AT: How does your team stay up to date with the constantly evolving anti-financial crime (AFC) guidance and regulations worldwide?
DU: Our team’s laser focus on supporting our users means that we must also be focused on the changing global regulatory landscape. The tool must provide the functionality for its users to produce an institutional AML risk assessment and the assurance that how we assist institutions in evaluating the effectiveness of their program and the risk assessment methodology follow the latest global authoritative standards.
To help accomplish this critical objective, we review the latest regulatory guidance from authoritative sources worldwide and determine if the guidance necessitates any updates to the tool’s content or methodology. Our strategy for success in this sense consists of 1) having a team tasked with keeping an ear to the ground and 2) constant communication with our users and frequent requests for feedback. By staying current and anticipating necessary changes to the tool, we can ensure that if an update needs to be made, our dedicated tech team can implement it as early and effectively as possible.
AT: Could you share some highlights of the ACAMS Risk Assessment tool?
DU: ACAMS first highlighted the need for a standardized risk assessment solution in 2011, after seeing a steady rise in enforcement actions and formal regulatory criticisms resulting from inadequate risk mitigation. From the start, the goal has been to enable financial institutions (FIs) to meet the requirements set by their supervisors and regulators by providing a standardized means of measuring, understanding and explaining their money laundering risks, regardless of the institution’s size, complexity or geographic location.
The SaaS solution tackles some of the most basic challenges faced by FIs pertaining to their risk assessments—namely, that manual spreadsheet-based risk assessments can be cumbersome, and proprietary AML risk assessment systems can be cost-prohibitive. A few of the many areas where the tool shines include the following:
- Automation and subject-matter expertise: The automation of processes and the provided methodology eliminate the need for institutions to create their own AML risk assessment and scoring methodologies across the institution’s main areas of risk and provide a holistic approach that incorporates a sanctions and suspicious activity program risk assessment methodology as well.

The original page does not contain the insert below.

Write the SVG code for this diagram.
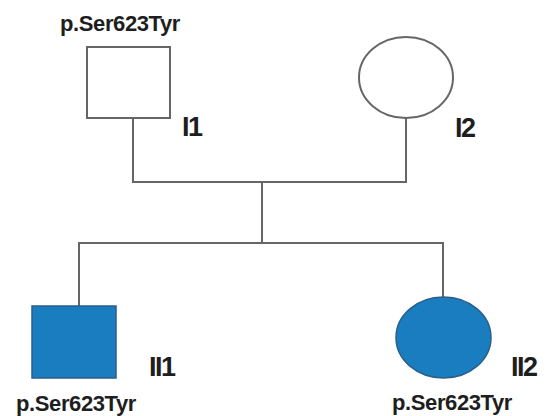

- Flexibility and scalability: The tool’s streamlining of the risk assessment process makes it effective for FIs ranging from small community banks and credit unions to global FIs.
AT: What are the most pivotal components to any risk assessment process?
DU: A thorough AML risk assessment should use a risk-based approach to assess the main risk areas: the products, services and delivery channels offered by the FI as well as the high-risk customer types and high-risk geographies with which it has relationships.
In addition to the assessment across the main risk areas institutions should use a methodology that meets ever-growing regulatory challenges and abides by global authoritative standards to ensure a sound control framework that adequately mitigates risk across the enterprise.
AT: When you are not working with risk assessment, what do you like to do in your spare time?
DU: My love of reading and hiking has been put on a slight hold by a growing family and a Florida residency, but the time I most cherish is spent with my beautiful wife and children. I am especially interested in studying design that promotes human flourishing and how this positive, meaningful and responsible design can be incorporated into the things we interact with every day to intentionally improve users’ well-being.